The premise for David Wain’s disappointing, Judd Apatow-produced comedy Wanderlust recalls the ingenious plot of Albert Brooks’ Lost In America, a Reagan-era classic in which Brooks’ uptight big-city neurotic decides to drop out of the rat race after getting passed up for a big promotion. But where the messiness of real life prevents Brooks and wife Julie Hagerty from achieving his dream of touching Indians and channeling their inner Wavy Gravys, Wanderlust’s equally passed-over and unemployed Paul Rudd actually gets to drop out, smoke pot, and exchanges ideas, vibes, and much more with groovy, clothing-averse hippie chicks and dudes. He lacks the fervor, however, of dilettantish wife Jennifer Aniston, who throws herself into commune life with the same misguided vigor she previously applied to an endless series of quickly discarded life choices, aspirations, and professions.

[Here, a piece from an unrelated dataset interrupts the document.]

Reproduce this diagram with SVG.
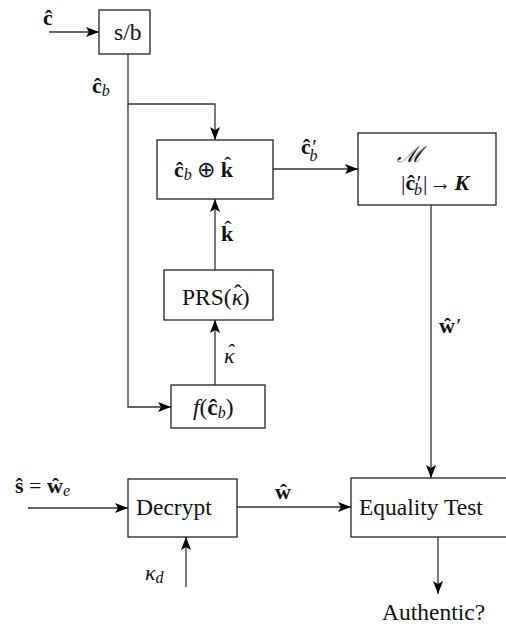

Rudd and Aniston costar as ambitious New Yorkers who have barely finished signing a mortgage for a Manhattan “micro-loft” (i.e. a studio apartment) when Rudd loses his job. The couple slinks down to suburban Atlanta to stay with his asshole brother (Ken Marino, who co-wrote the script with Wain) and his brother’s depressed, detached wife (Michaela Watkins). Together, Marino and Watkins offer the worst possible advertisement for bourgeois living, suburbia, and playing by society’s rules. Disgusted, Rudd and Aniston escape to a utopian commune where free love rules, clothing is optional, drugs are everywhere, and the unofficial leader (Justin Theroux) has designs on Aniston. At first, Rudd and Aniston are exhilarated by their freedom and uninhibited new friends, but dropping out brings its own set of problems.
If Wanderlust’s plot recalls Lost In America, at least in the promising early going, its army of far-out hippie cartoons seems to belong to an earlier vintage of straights-meet-the-counterculture fare like Joe, Save The Tiger, Skidoo, and I Love You, Alice B. Toklas, films that explore what happens when establishment figures collide with the titanic forces of free-love-espousing hippie nymphets and the mind-clouding effects of hallucinogens and marijuana. Decades have passed since then, but Wanderlust’s broadly drawn space cadets wouldn’t feel out of place in Skidoo or Toklas; they’re the same overly familiar stereotypes filmmakers mined for cheap laughs or timely drama ages ago, complete with comical nudity and trippy hallucinogenic freakouts.
The effortlessly charming Rudd—who is never funnier here than when trying to psych himself up for a tryst with commune-dweller Malin Akerman with a series of increasingly preposterous voices—and an attractive, game supporting cast nearly sell the warmed-over material. But Wanderlust loses its daffy charm whenever it attends to the needs of an arbitrary plot that requires one third of the film’s central love triangle to turn into a raging asshole (or at least unleash the asshole lurking underneath his hippie sex-messiah exterior) in order to clear up any lingering ambiguity. Wanderlust’s premise affords it an opportunity to comment insightfully on antithetical but flawed conceptions of the American dream, but any aspirations to satire or social commentary get lost in the film’s all-too-easy comedy.